Stored items:
--- --- ---
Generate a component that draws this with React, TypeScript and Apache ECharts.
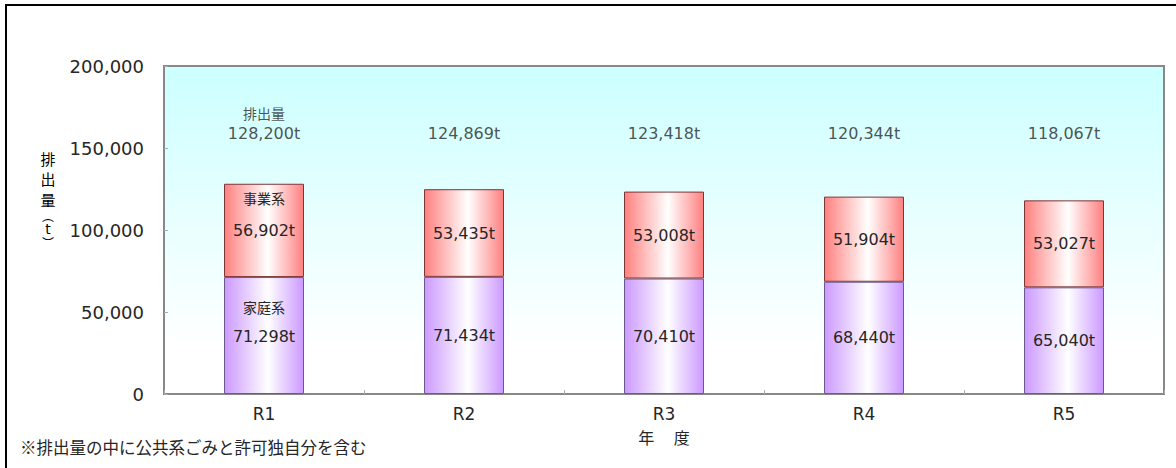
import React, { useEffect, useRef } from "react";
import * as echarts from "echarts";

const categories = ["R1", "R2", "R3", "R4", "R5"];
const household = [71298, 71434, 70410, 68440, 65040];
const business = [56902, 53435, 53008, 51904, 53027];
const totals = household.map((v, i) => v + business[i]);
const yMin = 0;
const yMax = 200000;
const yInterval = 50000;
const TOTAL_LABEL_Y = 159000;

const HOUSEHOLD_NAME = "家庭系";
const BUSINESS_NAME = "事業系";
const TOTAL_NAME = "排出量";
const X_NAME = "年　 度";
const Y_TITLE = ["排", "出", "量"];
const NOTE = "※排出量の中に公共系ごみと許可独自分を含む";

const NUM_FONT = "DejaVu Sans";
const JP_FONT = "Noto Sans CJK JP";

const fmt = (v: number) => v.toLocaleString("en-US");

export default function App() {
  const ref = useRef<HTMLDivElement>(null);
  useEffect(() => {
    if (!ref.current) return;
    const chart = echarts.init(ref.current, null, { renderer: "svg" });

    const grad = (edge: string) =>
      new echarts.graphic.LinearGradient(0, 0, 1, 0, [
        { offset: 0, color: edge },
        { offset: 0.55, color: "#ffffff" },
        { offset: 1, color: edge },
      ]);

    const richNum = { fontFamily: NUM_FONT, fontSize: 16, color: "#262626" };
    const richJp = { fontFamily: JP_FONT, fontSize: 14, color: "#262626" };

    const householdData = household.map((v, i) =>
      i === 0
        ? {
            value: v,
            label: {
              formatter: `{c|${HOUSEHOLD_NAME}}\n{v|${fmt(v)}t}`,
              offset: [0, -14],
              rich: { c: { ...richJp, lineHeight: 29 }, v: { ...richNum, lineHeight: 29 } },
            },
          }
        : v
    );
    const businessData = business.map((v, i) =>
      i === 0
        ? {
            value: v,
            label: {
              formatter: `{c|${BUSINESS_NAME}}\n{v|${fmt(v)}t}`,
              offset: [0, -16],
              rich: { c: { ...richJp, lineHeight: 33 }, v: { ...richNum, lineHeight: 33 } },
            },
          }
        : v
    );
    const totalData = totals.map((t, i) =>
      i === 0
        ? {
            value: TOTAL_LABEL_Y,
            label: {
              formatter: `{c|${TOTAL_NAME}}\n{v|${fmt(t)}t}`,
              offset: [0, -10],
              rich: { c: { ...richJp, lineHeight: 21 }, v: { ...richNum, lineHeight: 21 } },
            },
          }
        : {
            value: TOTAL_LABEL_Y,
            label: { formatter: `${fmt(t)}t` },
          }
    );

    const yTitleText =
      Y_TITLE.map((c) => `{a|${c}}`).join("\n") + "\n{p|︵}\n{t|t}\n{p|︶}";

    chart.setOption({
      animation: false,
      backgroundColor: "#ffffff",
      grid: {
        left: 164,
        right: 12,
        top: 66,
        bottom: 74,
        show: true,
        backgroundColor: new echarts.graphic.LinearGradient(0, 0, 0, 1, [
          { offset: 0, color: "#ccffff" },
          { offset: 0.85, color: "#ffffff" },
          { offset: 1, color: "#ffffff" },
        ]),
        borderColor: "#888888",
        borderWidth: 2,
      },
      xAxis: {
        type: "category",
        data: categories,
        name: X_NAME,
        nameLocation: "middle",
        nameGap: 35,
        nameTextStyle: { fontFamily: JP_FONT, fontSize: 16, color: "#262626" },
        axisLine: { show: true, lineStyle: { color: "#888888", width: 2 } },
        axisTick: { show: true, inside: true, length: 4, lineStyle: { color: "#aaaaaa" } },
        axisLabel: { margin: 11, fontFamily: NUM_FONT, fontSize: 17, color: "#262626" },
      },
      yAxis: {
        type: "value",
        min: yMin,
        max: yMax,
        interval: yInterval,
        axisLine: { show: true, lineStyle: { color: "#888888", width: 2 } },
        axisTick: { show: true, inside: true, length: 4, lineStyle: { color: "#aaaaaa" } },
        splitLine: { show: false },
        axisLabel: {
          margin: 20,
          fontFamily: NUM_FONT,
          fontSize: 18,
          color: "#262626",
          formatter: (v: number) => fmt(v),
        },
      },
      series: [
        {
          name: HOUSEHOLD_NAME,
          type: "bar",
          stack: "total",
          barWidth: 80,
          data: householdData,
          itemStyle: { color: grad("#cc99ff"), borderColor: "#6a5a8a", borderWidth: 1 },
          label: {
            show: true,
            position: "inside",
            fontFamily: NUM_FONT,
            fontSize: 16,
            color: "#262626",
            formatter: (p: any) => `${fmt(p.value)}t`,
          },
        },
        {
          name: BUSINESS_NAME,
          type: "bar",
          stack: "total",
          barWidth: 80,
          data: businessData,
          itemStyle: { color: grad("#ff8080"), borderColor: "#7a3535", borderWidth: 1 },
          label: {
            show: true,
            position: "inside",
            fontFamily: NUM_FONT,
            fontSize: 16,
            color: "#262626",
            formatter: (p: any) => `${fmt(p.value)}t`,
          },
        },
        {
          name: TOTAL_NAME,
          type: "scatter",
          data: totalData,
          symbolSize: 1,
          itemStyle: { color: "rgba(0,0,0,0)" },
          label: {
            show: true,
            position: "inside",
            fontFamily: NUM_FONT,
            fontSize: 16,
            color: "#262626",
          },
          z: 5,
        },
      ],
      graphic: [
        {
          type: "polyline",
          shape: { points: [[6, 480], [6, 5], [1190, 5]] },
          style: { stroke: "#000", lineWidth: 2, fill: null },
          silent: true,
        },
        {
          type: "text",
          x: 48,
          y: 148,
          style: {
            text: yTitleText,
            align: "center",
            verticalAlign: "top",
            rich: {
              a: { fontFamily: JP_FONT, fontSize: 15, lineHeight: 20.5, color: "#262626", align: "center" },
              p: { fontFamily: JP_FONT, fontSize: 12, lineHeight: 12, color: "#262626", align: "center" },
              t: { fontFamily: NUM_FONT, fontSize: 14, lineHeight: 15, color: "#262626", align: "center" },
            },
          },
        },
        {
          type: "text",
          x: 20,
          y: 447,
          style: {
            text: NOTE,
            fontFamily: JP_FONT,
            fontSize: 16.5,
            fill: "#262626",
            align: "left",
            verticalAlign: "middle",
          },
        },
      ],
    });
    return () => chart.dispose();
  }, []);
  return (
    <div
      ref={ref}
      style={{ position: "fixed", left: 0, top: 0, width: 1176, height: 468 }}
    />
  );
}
--- --- ---
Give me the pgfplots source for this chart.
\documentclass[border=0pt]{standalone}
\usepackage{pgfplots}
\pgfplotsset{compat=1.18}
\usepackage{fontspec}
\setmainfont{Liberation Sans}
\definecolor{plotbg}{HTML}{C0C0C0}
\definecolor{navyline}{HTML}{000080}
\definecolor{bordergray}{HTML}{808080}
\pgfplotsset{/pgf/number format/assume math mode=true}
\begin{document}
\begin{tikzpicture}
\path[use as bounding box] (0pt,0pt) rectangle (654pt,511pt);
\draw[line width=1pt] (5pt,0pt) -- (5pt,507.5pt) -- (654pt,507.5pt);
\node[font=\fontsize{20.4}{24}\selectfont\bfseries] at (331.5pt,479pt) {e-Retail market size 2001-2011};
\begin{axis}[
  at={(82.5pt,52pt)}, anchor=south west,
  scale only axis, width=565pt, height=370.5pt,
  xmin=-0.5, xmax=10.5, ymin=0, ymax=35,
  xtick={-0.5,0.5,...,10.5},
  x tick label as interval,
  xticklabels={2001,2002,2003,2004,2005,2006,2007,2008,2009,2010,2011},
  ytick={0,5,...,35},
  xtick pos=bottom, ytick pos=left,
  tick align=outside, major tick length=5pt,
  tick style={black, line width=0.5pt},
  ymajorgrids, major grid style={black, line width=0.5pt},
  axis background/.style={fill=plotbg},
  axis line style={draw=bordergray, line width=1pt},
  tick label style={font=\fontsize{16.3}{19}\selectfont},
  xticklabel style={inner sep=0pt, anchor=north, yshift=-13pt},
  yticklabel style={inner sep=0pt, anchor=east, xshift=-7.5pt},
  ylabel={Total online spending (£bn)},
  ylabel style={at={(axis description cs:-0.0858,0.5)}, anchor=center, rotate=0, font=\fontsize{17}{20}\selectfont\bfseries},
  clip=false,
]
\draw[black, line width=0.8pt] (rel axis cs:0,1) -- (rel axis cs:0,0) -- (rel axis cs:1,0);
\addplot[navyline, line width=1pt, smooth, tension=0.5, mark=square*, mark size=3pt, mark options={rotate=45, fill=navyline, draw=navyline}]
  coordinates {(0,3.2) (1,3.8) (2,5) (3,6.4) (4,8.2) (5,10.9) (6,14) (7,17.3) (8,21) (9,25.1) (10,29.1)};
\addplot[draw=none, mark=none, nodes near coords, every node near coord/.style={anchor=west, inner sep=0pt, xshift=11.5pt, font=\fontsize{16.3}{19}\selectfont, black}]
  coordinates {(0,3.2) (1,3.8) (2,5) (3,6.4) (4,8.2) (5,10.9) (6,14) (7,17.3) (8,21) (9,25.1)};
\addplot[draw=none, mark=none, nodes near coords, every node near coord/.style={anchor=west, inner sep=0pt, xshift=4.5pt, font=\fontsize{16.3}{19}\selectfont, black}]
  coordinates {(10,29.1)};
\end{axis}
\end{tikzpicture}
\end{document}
--- --- ---
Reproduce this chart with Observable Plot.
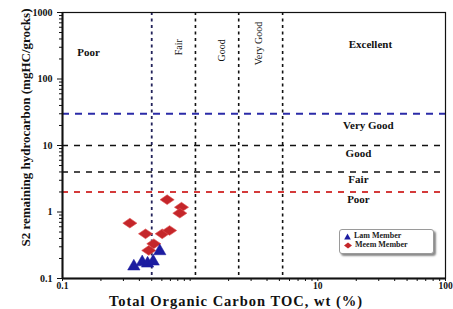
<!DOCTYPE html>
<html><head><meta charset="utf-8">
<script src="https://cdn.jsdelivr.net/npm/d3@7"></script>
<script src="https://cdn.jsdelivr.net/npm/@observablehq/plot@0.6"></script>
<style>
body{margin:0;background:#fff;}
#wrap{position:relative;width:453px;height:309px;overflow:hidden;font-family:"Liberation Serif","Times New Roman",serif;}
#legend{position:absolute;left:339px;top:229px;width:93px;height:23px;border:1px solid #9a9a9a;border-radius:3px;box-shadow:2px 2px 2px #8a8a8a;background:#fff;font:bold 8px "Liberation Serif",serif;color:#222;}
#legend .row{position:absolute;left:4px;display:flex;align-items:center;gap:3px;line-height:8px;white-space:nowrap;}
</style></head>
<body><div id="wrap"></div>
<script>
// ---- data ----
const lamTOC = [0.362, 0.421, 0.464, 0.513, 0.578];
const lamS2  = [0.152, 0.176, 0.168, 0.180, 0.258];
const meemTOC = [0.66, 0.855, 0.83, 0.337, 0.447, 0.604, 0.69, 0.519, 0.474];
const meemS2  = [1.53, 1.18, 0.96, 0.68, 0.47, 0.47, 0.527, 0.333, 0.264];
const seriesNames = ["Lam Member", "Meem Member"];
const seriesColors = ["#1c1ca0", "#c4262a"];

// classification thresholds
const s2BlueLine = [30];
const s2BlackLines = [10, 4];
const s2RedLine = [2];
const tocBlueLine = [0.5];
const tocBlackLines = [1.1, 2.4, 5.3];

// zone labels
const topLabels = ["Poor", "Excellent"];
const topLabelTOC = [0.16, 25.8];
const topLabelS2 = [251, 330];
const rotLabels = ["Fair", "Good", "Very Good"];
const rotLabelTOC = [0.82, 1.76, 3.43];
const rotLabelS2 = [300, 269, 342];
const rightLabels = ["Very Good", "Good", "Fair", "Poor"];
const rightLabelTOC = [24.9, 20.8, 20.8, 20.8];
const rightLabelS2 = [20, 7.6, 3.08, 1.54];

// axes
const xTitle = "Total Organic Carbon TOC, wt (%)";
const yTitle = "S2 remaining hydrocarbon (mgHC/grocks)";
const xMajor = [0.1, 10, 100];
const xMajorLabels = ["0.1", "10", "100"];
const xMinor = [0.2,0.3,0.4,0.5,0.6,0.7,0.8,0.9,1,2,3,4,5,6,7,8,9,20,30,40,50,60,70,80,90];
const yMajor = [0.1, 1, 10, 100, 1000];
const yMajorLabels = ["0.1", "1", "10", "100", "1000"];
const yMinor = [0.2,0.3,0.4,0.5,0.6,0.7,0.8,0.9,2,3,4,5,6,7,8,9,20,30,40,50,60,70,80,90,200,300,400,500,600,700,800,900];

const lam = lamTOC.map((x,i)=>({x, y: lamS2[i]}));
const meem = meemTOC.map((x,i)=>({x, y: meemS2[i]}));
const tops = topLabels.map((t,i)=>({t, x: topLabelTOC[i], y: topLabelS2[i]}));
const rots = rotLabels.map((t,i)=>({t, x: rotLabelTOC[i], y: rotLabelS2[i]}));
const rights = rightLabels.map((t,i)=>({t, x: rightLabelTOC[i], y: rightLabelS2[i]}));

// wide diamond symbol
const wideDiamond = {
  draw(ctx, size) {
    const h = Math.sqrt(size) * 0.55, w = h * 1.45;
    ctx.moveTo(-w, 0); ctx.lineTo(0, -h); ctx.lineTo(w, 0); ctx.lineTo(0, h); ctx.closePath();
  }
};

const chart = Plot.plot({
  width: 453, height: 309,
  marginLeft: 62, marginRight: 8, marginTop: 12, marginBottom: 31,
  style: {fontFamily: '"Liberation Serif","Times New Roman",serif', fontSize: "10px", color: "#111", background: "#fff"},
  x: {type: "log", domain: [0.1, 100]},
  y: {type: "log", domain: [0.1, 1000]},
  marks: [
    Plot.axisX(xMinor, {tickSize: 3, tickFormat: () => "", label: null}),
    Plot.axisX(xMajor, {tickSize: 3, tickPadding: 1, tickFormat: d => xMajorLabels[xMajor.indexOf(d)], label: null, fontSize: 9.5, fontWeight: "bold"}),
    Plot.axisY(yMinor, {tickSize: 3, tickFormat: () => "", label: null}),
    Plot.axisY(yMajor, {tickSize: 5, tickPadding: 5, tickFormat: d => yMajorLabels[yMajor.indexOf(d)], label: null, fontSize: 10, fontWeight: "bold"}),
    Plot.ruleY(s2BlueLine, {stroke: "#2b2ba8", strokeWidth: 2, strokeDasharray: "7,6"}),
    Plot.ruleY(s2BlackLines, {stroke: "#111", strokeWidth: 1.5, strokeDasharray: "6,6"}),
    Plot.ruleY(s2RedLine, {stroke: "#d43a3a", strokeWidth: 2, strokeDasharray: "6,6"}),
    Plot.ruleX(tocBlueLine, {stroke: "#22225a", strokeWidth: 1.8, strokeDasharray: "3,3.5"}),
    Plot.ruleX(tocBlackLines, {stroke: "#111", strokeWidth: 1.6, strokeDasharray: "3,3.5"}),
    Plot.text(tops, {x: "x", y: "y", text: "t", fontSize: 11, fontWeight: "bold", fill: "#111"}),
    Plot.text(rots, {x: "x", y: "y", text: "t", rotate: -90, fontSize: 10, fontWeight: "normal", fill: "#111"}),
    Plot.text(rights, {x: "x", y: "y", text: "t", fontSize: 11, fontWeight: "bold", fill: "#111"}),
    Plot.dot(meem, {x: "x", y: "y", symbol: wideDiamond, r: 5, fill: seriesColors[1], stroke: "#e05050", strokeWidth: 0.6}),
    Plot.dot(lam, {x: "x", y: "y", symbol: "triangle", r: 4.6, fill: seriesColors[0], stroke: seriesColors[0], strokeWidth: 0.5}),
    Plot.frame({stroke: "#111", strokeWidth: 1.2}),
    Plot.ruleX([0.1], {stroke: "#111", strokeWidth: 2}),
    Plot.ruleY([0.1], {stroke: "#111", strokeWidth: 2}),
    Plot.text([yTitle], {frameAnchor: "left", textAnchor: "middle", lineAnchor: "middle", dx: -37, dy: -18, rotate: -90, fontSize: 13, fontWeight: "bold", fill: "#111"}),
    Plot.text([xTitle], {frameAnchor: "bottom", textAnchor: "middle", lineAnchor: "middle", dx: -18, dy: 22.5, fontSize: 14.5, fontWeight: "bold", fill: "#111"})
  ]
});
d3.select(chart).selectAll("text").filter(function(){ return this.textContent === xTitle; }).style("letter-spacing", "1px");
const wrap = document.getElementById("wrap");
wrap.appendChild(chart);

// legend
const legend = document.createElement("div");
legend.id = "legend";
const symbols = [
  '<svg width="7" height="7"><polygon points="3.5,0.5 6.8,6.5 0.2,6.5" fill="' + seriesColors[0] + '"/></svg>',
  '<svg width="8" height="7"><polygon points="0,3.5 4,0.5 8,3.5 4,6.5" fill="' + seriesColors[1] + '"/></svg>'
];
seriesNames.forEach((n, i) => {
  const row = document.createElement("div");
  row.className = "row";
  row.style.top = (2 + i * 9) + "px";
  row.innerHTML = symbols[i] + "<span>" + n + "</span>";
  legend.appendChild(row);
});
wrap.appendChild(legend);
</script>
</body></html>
--- --- ---
**YOUR INSTRUCTIONS:** Above are records; repeat only the lines from the line with "Reproduce this chart with Observable Plot." through the line with "const tocBlackLines = [1.1, 2.4, 5.3];", and leave pictures out.

**RESPONSE:**
Reproduce this chart with Observable Plot.
<!DOCTYPE html>
<html><head><meta charset="utf-8">
<script src="https://cdn.jsdelivr.net/npm/d3@7"></script>
<script src="https://cdn.jsdelivr.net/npm/@observablehq/plot@0.6"></script>
<style>
body{margin:0;background:#fff;}
#wrap{position:relative;width:453px;height:309px;overflow:hidden;font-family:"Liberation Serif","Times New Roman",serif;}
#legend{position:absolute;left:339px;top:229px;width:93px;height:23px;border:1px solid #9a9a9a;border-radius:3px;box-shadow:2px 2px 2px #8a8a8a;background:#fff;font:bold 8px "Liberation Serif",serif;color:#222;}
#legend .row{position:absolute;left:4px;display:flex;align-items:center;gap:3px;line-height:8px;white-space:nowrap;}
</style></head>
<body><div id="wrap"></div>
<script>
// ---- data ----
const lamTOC = [0.362, 0.421, 0.464, 0.513, 0.578];
const lamS2  = [0.152, 0.176, 0.168, 0.180, 0.258];
const meemTOC = [0.66, 0.855, 0.83, 0.337, 0.447, 0.604, 0.69, 0.519, 0.474];
const meemS2  = [1.53, 1.18, 0.96, 0.68, 0.47, 0.47, 0.527, 0.333, 0.264];
const seriesNames = ["Lam Member", "Meem Member"];
const seriesColors = ["#1c1ca0", "#c4262a"];

// classification thresholds
const s2BlueLine = [30];
const s2BlackLines = [10, 4];
const s2RedLine = [2];
const tocBlueLine = [0.5];
const tocBlackLines = [1.1, 2.4, 5.3];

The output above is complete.